== SUPPLIED DATA

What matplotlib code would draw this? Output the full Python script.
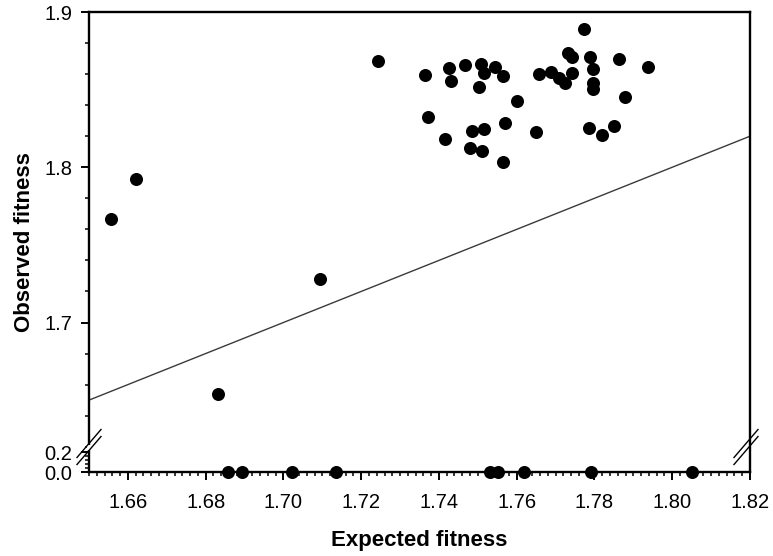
import numpy as np
import matplotlib
matplotlib.use("Agg")
import matplotlib.pyplot as plt
from matplotlib.ticker import FixedLocator, FixedFormatter

plt.rcParams['font.family'] = ['Liberation Sans', 'DejaVu Sans']

# ---- data ----
expected_pos = [1.6557, 1.6621, 1.6832, 1.7094, 1.7244, 1.7364, 1.7427, 1.7431, 1.7467,
                1.7509, 1.7516, 1.7543, 1.7566, 1.7504, 1.7602, 1.7371, 1.7569, 1.7485,
                1.7516, 1.7415, 1.7480, 1.7512, 1.7564, 1.7649, 1.7658, 1.7688, 1.7772,
                1.7733, 1.7742, 1.7789, 1.7795, 1.7862, 1.7937, 1.7708, 1.7725, 1.7742,
                1.7795, 1.7795, 1.7879, 1.7787, 1.7819, 1.7849]
observed_pos = [1.7669, 1.7922, 1.6541, 1.7280, 1.8686, 1.8594, 1.8641, 1.8557, 1.8658,
                1.8664, 1.8604, 1.8643, 1.8587, 1.8515, 1.8426, 1.8321, 1.8285, 1.8233,
                1.8244, 1.8180, 1.8122, 1.8104, 1.8035, 1.8225, 1.8601, 1.8612, 1.8893,
                1.8734, 1.8708, 1.8712, 1.8632, 1.8695, 1.8643, 1.8573, 1.8541, 1.8604,
                1.8541, 1.8502, 1.8451, 1.8250, 1.8207, 1.8265]
expected_zero = [1.6857, 1.6894, 1.7023, 1.7134, 1.7532, 1.7551, 1.7620, 1.7792, 1.8051]
observed_zero = [0.0] * len(expected_zero)

x_ticks = [1.66, 1.68, 1.70, 1.72, 1.74, 1.76, 1.78, 1.80, 1.82]
x_labels = ["1.66", "1.68", "1.70", "1.72", "1.74", "1.76", "1.78", "1.80", "1.82"]
y_ticks = [0.0, 0.2, 1.7, 1.8, 1.9]
y_labels = ["0.0", "0.2", "1.7", "1.8", "1.9"]
identity = [1.65, 1.82]

# ---- broken y scale (piecewise linear) ----
K = 100 / 1552.5        # compression of 0..0.2 segment
C = 25.3 / 1552.5       # position of 1.62
Y_LO, Y_HI = 0.2, 1.62


def fwd(y):
    y = np.asarray(y, dtype=float)
    mid = K * Y_LO + (y - Y_LO) * (C - K * Y_LO) / (Y_HI - Y_LO)
    return np.where(y <= Y_LO, y * K, np.where(y >= Y_HI, C + (y - Y_HI), mid))


def inv(v):
    v = np.asarray(v, dtype=float)
    a = K * Y_LO
    mid = Y_LO + (v - a) * (Y_HI - Y_LO) / (C - a)
    return np.where(v <= a, v / K, np.where(v >= C, Y_HI + (v - C), mid))


W, H = 773, 556
fig = plt.figure(figsize=(W / 100, H / 100), dpi=100)
L, R, T, B = 89, 750, 12, 472
ax = fig.add_axes([L / W, 1 - B / H, (R - L) / W, (B - T) / H])
ax.set_yscale('function', functions=(fwd, inv))
ax.set_xlim(1.65, 1.82)
ax.set_ylim(0.0, 1.9)

ax.plot(identity, identity, color='#3a3a3a', lw=1.0, zorder=2)
ax.scatter(expected_pos, observed_pos, s=88, color='black', zorder=3, linewidths=0)
ax.scatter(expected_zero, observed_zero, s=88, color='black', zorder=5,
           linewidths=0, clip_on=False)

# ticks
ax.xaxis.set_major_locator(FixedLocator(x_ticks))
ax.xaxis.set_major_formatter(FixedFormatter(x_labels))
ax.xaxis.set_minor_locator(FixedLocator(np.round(np.arange(1.65, 1.8201, 0.002), 4)))
ax.yaxis.set_major_locator(FixedLocator(y_ticks))
ax.yaxis.set_major_formatter(FixedFormatter(y_labels))
y_minor = list(np.round(np.arange(1.62, 1.9001, 0.02), 3)) + [0.04, 0.08, 0.12, 0.16]
ax.yaxis.set_minor_locator(FixedLocator(y_minor))

ax.tick_params(axis='both', which='major', direction='out', length=6, width=1.4,
               labelsize=14.5, colors='black')
ax.tick_params(axis='both', which='minor', direction='out', length=3, width=1.1)
ax.tick_params(axis='x', which='major', pad=9)
ax.tick_params(axis='y', which='major', pad=6)
ax.tick_params(top=False, right=False, which='both')

for s in ax.spines.values():
    s.set_linewidth(1.7)
    s.set_color('black')

ax.set_xlabel('Expected fitness', fontsize=16, fontweight='bold', labelpad=13)
ax.set_ylabel('Observed fitness', fontsize=16, fontweight='bold', labelpad=7)

# break marks on left and right spines
aw, ah = R - L, B - T
def brk(xc):
    yc = 447
    for dy in (-3.5, 3.5):
        x0, x1 = xc - 12, xc + 12
        y0, y1 = yc + dy + 14, yc + dy - 14
        ax.plot([(x0 - L) / aw, (x1 - L) / aw], [(B - y0) / ah, (B - y1) / ah],
                transform=ax.transAxes, color='black', lw=1.0, clip_on=False, zorder=6)
    # white gap in spine
    ax.plot([(xc - L) / aw, (xc - L) / aw], [(B - (yc + 2.5)) / ah, (B - (yc - 2.5)) / ah],
            transform=ax.transAxes, color='white', lw=3, clip_on=False, zorder=5.5,
            solid_capstyle='butt')

brk(L)
brk(R - 4)

fig.savefig('out.png', dpi=100)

====

** DIRECTIVE **
Copy the material above in full and exactly, skipping pictures.

** ANSWER FOR THE TASK **
What matplotlib code would draw this? Output the full Python script.
import numpy as np
import matplotlib
matplotlib.use("Agg")
import matplotlib.pyplot as plt
from matplotlib.ticker import FixedLocator, FixedFormatter

plt.rcParams['font.family'] = ['Liberation Sans', 'DejaVu Sans']

# ---- data ----
expected_pos = [1.6557, 1.6621, 1.6832, 1.7094, 1.7244, 1.7364, 1.7427, 1.7431, 1.7467,
                1.7509, 1.7516, 1.7543, 1.7566, 1.7504, 1.7602, 1.7371, 1.7569, 1.7485,
                1.7516, 1.7415, 1.7480, 1.7512, 1.7564, 1.7649, 1.7658, 1.7688, 1.7772,
                1.7733, 1.7742, 1.7789, 1.7795, 1.7862, 1.7937, 1.7708, 1.7725, 1.7742,
                1.7795, 1.7795, 1.7879, 1.7787, 1.7819, 1.7849]
observed_pos = [1.7669, 1.7922, 1.6541, 1.7280, 1.8686, 1.8594, 1.8641, 1.8557, 1.8658,
                1.8664, 1.8604, 1.8643, 1.8587, 1.8515, 1.8426, 1.8321, 1.8285, 1.8233,
                1.8244, 1.8180, 1.8122, 1.8104, 1.8035, 1.8225, 1.8601, 1.8612, 1.8893,
                1.8734, 1.8708, 1.8712, 1.8632, 1.8695, 1.8643, 1.8573, 1.8541, 1.8604,
                1.8541, 1.8502, 1.8451, 1.8250, 1.8207, 1.8265]
expected_zero = [1.6857, 1.6894, 1.7023, 1.7134, 1.7532, 1.7551, 1.7620, 1.7792, 1.8051]
observed_zero = [0.0] * len(expected_zero)

x_ticks = [1.66, 1.68, 1.70, 1.72, 1.74, 1.76, 1.78, 1.80, 1.82]
x_labels = ["1.66", "1.68", "1.70", "1.72", "1.74", "1.76", "1.78", "1.80", "1.82"]
y_ticks = [0.0, 0.2, 1.7, 1.8, 1.9]
y_labels = ["0.0", "0.2", "1.7", "1.8", "1.9"]
identity = [1.65, 1.82]

# ---- broken y scale (piecewise linear) ----
K = 100 / 1552.5        # compression of 0..0.2 segment
C = 25.3 / 1552.5       # position of 1.62
Y_LO, Y_HI = 0.2, 1.62


def fwd(y):
    y = np.asarray(y, dtype=float)
    mid = K * Y_LO + (y - Y_LO) * (C - K * Y_LO) / (Y_HI - Y_LO)
    return np.where(y <= Y_LO, y * K, np.where(y >= Y_HI, C + (y - Y_HI), mid))


def inv(v):
    v = np.asarray(v, dtype=float)
    a = K * Y_LO
    mid = Y_LO + (v - a) * (Y_HI - Y_LO) / (C - a)
    return np.where(v <= a, v / K, np.where(v >= C, Y_HI + (v - C), mid))


W, H = 773, 556
fig = plt.figure(figsize=(W / 100, H / 100), dpi=100)
L, R, T, B = 89, 750, 12, 472
ax = fig.add_axes([L / W, 1 - B / H, (R - L) / W, (B - T) / H])
ax.set_yscale('function', functions=(fwd, inv))
ax.set_xlim(1.65, 1.82)
ax.set_ylim(0.0, 1.9)

ax.plot(identity, identity, color='#3a3a3a', lw=1.0, zorder=2)
ax.scatter(expected_pos, observed_pos, s=88, color='black', zorder=3, linewidths=0)
ax.scatter(expected_zero, observed_zero, s=88, color='black', zorder=5,
           linewidths=0, clip_on=False)

# ticks
ax.xaxis.set_major_locator(FixedLocator(x_ticks))
ax.xaxis.set_major_formatter(FixedFormatter(x_labels))
ax.xaxis.set_minor_locator(FixedLocator(np.round(np.arange(1.65, 1.8201, 0.002), 4)))
ax.yaxis.set_major_locator(FixedLocator(y_ticks))
ax.yaxis.set_major_formatter(FixedFormatter(y_labels))
y_minor = list(np.round(np.arange(1.62, 1.9001, 0.02), 3)) + [0.04, 0.08, 0.12, 0.16]
ax.yaxis.set_minor_locator(FixedLocator(y_minor))

ax.tick_params(axis='both', which='major', direction='out', length=6, width=1.4,
               labelsize=14.5, colors='black')
ax.tick_params(axis='both', which='minor', direction='out', length=3, width=1.1)
ax.tick_params(axis='x', which='major', pad=9)
ax.tick_params(axis='y', which='major', pad=6)
ax.tick_params(top=False, right=False, which='both')

for s in ax.spines.values():
    s.set_linewidth(1.7)
    s.set_color('black')

ax.set_xlabel('Expected fitness', fontsize=16, fontweight='bold', labelpad=13)
ax.set_ylabel('Observed fitness', fontsize=16, fontweight='bold', labelpad=7)

# break marks on left and right spines
aw, ah = R - L, B - T
def brk(xc):
    yc = 447
    for dy in (-3.5, 3.5):
        x0, x1 = xc - 12, xc + 12
        y0, y1 = yc + dy + 14, yc + dy - 14
        ax.plot([(x0 - L) / aw, (x1 - L) / aw], [(B - y0) / ah, (B - y1) / ah],
                transform=ax.transAxes, color='black', lw=1.0, clip_on=False, zorder=6)
    # white gap in spine
    ax.plot([(xc - L) / aw, (xc - L) / aw], [(B - (yc + 2.5)) / ah, (B - (yc - 2.5)) / ah],
            transform=ax.transAxes, color='white', lw=3, clip_on=False, zorder=5.5,
            solid_capstyle='butt')

brk(L)
brk(R - 4)

fig.savefig('out.png', dpi=100)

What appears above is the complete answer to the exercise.